Named instances illustrate the award's reach across capitals and sectors. The inaugural cohort in 2003 in New Delhi included figures such as Mauritian and Caribbean political leaders of Indian descent alongside scientists and entrepreneurs from the United States and the United Kingdom. Later editions—held in cities including New Delhi, Bengaluru, Varanasi (2019), and Indore (2023)—have honoured business leaders, physicians serving Indian communities in the Gulf, academics in North America, and community organisers in Fiji, Suriname, Trinidad and Tobago, and Guyana. The 17th Pravasi Bharatiya Divas at Bhubaneswar in January 2025 continued the practice, with the President conferring awards on recipients spanning multiple continents and professions.
The PBSA must be distinguished from adjacent Indian honours. It is not part of the Padma Awards series (Padma Vibhushan, Padma Bhushan, Padma Shri), which are conferred on Republic Day and are open to citizens and, in restricted cases, foreigners, on a different statutory footing. Unlike the Padma awards, the PBSA is reserved specifically for the diaspora and is anchored to the diaspora convention rather than to the Republic Day ceremonial calendar. It is likewise separate from the Overseas Citizenship of India scheme, which confers a legal status and lifelong visa rights rather than recognition, and from the Bharat Ratna, the supreme civilian decoration restricted to exceptional national service. The PBSA's purpose is reputational and instrumental: it is an organ of diaspora diplomacy, not a status grant.
Edge cases and controversies have surfaced around the propriety of conferment. Because recipients are nominated partly through missions and diaspora bodies, critics have questioned the political colouring of certain selections and the risk of rewarding donors or partisan figures. There have been instances in which an award was reportedly reconsidered or withheld following adverse information about a nominee's conduct abroad, underscoring that conferment is discretionary and reputational stakes attach to the Government of India. The shift of administration into the MEA after 2016, and the convention's biennial scheduling, have also prompted debate over whether the engagement architecture has lost momentum relative to its mid-2000s ambition.
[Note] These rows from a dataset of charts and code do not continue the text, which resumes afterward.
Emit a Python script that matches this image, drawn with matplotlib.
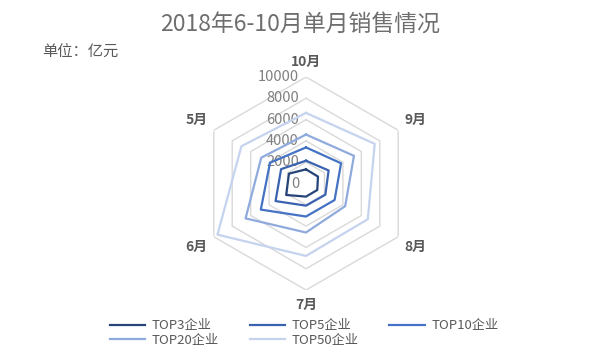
import numpy as np
import matplotlib
matplotlib.use("Agg")
import matplotlib.pyplot as plt
from matplotlib.transforms import offset_copy

plt.rcParams['font.family'] = ['Noto Sans CJK SC', 'DejaVu Sans']

# data (亿元)
months = ['10月', '9月', '8月', '7月', '6月', '5月']
series_names = ['TOP3企业', 'TOP5企业', 'TOP10企业', 'TOP20企业', 'TOP50企业']
top3 = [1330, 1300, 1220, 1230, 2150, 1850]
top5 = [2140, 2450, 2100, 2080, 3300, 2700]
top10 = [3390, 3800, 3100, 3100, 4900, 3900]
top20 = [4600, 5200, 4250, 4600, 6550, 4850]
top50 = [6630, 7450, 6700, 6800, 9600, 7000]
r_ticks = [0, 2000, 4000, 6000, 8000, 10000]

colors = ['#264478', '#3A62B0', '#4472C4', '#8FAADC', '#C5D3EE']
gray = '#595959'

fig = plt.figure(figsize=(6, 3.6), dpi=100)
ax = fig.add_axes([0.3325, 0.1944, 0.355, 0.5917], projection='polar')
ax.set_theta_zero_location('N')
ax.set_theta_direction(-1)
ax.set_ylim(0, 10000)
ax.grid(False)
ax.spines['polar'].set_visible(False)
ax.set_xticks([])
ax.set_yticks([])

angles = np.linspace(0, 2 * np.pi, len(months), endpoint=False)
closed = np.append(angles, angles[0])

# hexagonal gridlines
for v in r_ticks[1:]:
    ax.plot(closed, [v] * len(closed), color='#D9D9D9', lw=1.0, zorder=1)

lines = []
for name, vals, c in zip(series_names, [top3, top5, top10, top20, top50], colors):
    ln, = ax.plot(closed, vals + vals[:1], color=c, lw=1.6, label=name, zorder=3)
    lines.append(ln)

# radial value labels
tr = offset_copy(ax.transData, fig=fig, x=-7, y=0, units='dots')
for v in r_ticks:
    ax.text(0, v, str(v), transform=tr, ha='right', va='center',
            fontsize=10.5, color='#808080', zorder=2)

# category labels
for a, m in zip(angles, months):
    r = 11400 if m in ('10月', '7月') else 11900
    ax.text(a, r, m, ha='center', va='center', fontsize=10,
            fontweight='bold', color=gray, clip_on=False)

fig.text(0.5, 0.93, '2018年6-10月单月销售情况', ha='center', va='center',
         fontsize=16.5, color='#6E6E6E')
fig.text(0.07, 0.855, '单位：亿元', ha='left', va='center',
         fontsize=11, color=gray)

# row-major order: TOP3 TOP5 TOP10 / TOP20 TOP50
order = [0, 3, 1, 4, 2]
fig.legend([lines[i] for i in order], [series_names[i] for i in order],
           loc='center', bbox_to_anchor=(0.507, 0.075), ncol=3,
           frameon=False, fontsize=9.5, handlelength=2.7,
           columnspacing=2.3, labelspacing=0.1, handletextpad=0.5,
           labelcolor=gray)

fig.savefig('out.png', dpi=100)
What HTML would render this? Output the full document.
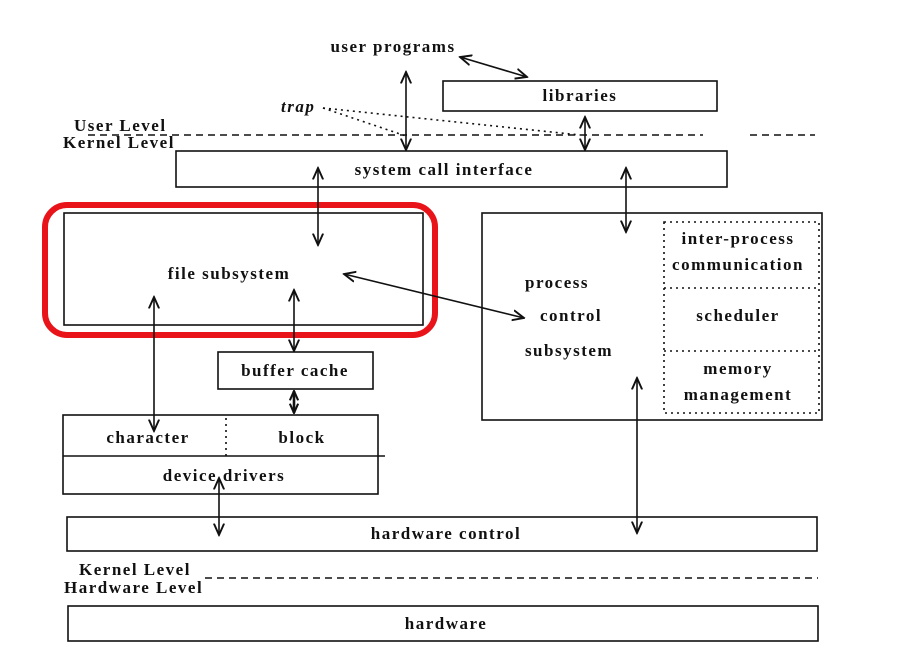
<!DOCTYPE html>
<html><head><meta charset="utf-8"><style>
html,body{margin:0;padding:0;background:#fff;}
svg{display:block;}
text{font-family:"Liberation Serif",serif;font-size:17px;font-weight:bold;fill:#111;letter-spacing:1.5px;}
</style></head><body>
<svg width="906" height="665" viewBox="0 0 906 665" xmlns="http://www.w3.org/2000/svg">
<defs>
<marker id="a" viewBox="0 0 10 10" refX="9" refY="5" markerWidth="8" markerHeight="8" orient="auto-start-reverse">
<path d="M0,1 L9,5 L0,9" fill="none" stroke="#111" stroke-width="1.5"/>
</marker>
<marker id="b" viewBox="0 0 10 10" refX="9" refY="5" markerWidth="4" markerHeight="4" orient="auto-start-reverse">
<path d="M0,1 L9,5 L0,9" fill="none" stroke="#111" stroke-width="2"/>
</marker>
</defs>
<g stroke="#111" stroke-width="1.6" fill="none">
<rect x="443" y="81" width="274" height="30"/>
<rect x="176" y="151" width="551" height="36"/>
<rect x="64" y="213" width="359" height="112"/>
<rect x="218" y="352" width="155" height="37"/>
<rect x="63" y="415" width="315" height="79"/>
<line x1="63" y1="456" x2="385" y2="456"/>
<rect x="482" y="213" width="340" height="207"/>
<rect x="67" y="517" width="750" height="34"/>
<rect x="68" y="606" width="750" height="35"/>
</g>
<g stroke="#111" stroke-width="1.6" fill="none" stroke-dasharray="2,4">
<rect x="664" y="222" width="155" height="191"/>
<line x1="664" y1="288" x2="819" y2="288"/>
<line x1="664" y1="351" x2="819" y2="351"/>
<line x1="226" y1="418" x2="226" y2="456"/>
<line x1="323" y1="108" x2="406" y2="136"/>
<line x1="323" y1="108" x2="580" y2="135"/>
</g>
<g stroke="#111" stroke-width="1.4" stroke-dasharray="7,5">
<line x1="88" y1="135" x2="703" y2="135"/>
<line x1="750" y1="135" x2="815" y2="135"/>
<line x1="205" y1="578" x2="818" y2="578"/>
</g>
<rect x="45" y="205" width="390" height="130" rx="22" ry="22" fill="none" stroke="#e8141a" stroke-width="6"/>
<g stroke="#111" stroke-width="1.6" fill="none" marker-start="url(#a)" marker-end="url(#a)">
<line x1="460" y1="57" x2="527" y2="77"/>
<line x1="406" y1="72" x2="406" y2="150"/>
<line x1="585" y1="117" x2="585" y2="150"/>
<line x1="318" y1="168" x2="318" y2="245"/>
<line x1="626" y1="168" x2="626" y2="232"/>
<line x1="344" y1="274" x2="524" y2="318"/>
<line x1="154" y1="297" x2="154" y2="431"/>
<line x1="294" y1="290" x2="294" y2="351"/>
<line x1="219" y1="478" x2="219" y2="535"/>
<line x1="637" y1="378" x2="637" y2="533"/>
</g>
<line x1="294" y1="391" x2="294" y2="413" stroke="#111" stroke-width="2.6" marker-start="url(#b)" marker-end="url(#b)"/>
<text x="393" y="52" text-anchor="middle">user programs</text>
<text x="580" y="101" text-anchor="middle">libraries</text>
<text x="281" y="112" font-style="italic">trap</text>
<text x="74" y="131">User Level</text>
<text x="63" y="148">Kernel Level</text>
<text x="444" y="175" text-anchor="middle">system call interface</text>
<text x="229" y="279" text-anchor="middle">file subsystem</text>
<text x="295" y="376" text-anchor="middle">buffer cache</text>
<text x="148" y="443" text-anchor="middle">character</text>
<text x="302" y="443" text-anchor="middle">block</text>
<text x="224" y="481" text-anchor="middle">device drivers</text>
<text x="557" y="288" text-anchor="middle">process</text>
<text x="571" y="321" text-anchor="middle">control</text>
<text x="569" y="356" text-anchor="middle">subsystem</text>
<text x="738" y="244" text-anchor="middle">inter-process</text>
<text x="738" y="270" text-anchor="middle">communication</text>
<text x="738" y="321" text-anchor="middle">scheduler</text>
<text x="738" y="374" text-anchor="middle">memory</text>
<text x="738" y="400" text-anchor="middle">management</text>
<text x="446" y="539" text-anchor="middle">hardware control</text>
<text x="79" y="575">Kernel Level</text>
<text x="64" y="593">Hardware Level</text>
<text x="446" y="629" text-anchor="middle">hardware</text>
</svg>
</body></html>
For the working practitioner—desk officers, mission staff, and analysts of soft power—the PBSA is a concrete instrument of India's diaspora strategy and a recurrent fixture in UPSC General Studies Paper II material on the Indian diaspora and India's bilateral relations. It signals which communities and which countries New Delhi prioritises in a given cycle, it provides a calendar around which the MEA structures outreach, and its recipient lists are a useful primary source for mapping influential Indian-origin networks in host states. Understanding the award's legal basis, its committee structure, and its distinction from the Padma series allows a practitioner to read India's diaspora diplomacy with precision.
Example
In January 2023, President Droupadi Murmu conferred the Pravasi Bharatiya Samman Award on overseas Indians at the 17th Pravasi Bharatiya Divas convention held in Indore, Madhya Pradesh.
Frequently asked questions
Eligibility is restricted to non-resident Indians, persons of Indian origin, Overseas Citizens of India, or organisations and institutions founded and run by them. Indian citizens resident in India are not eligible; that pool is served by the separate Padma Awards series.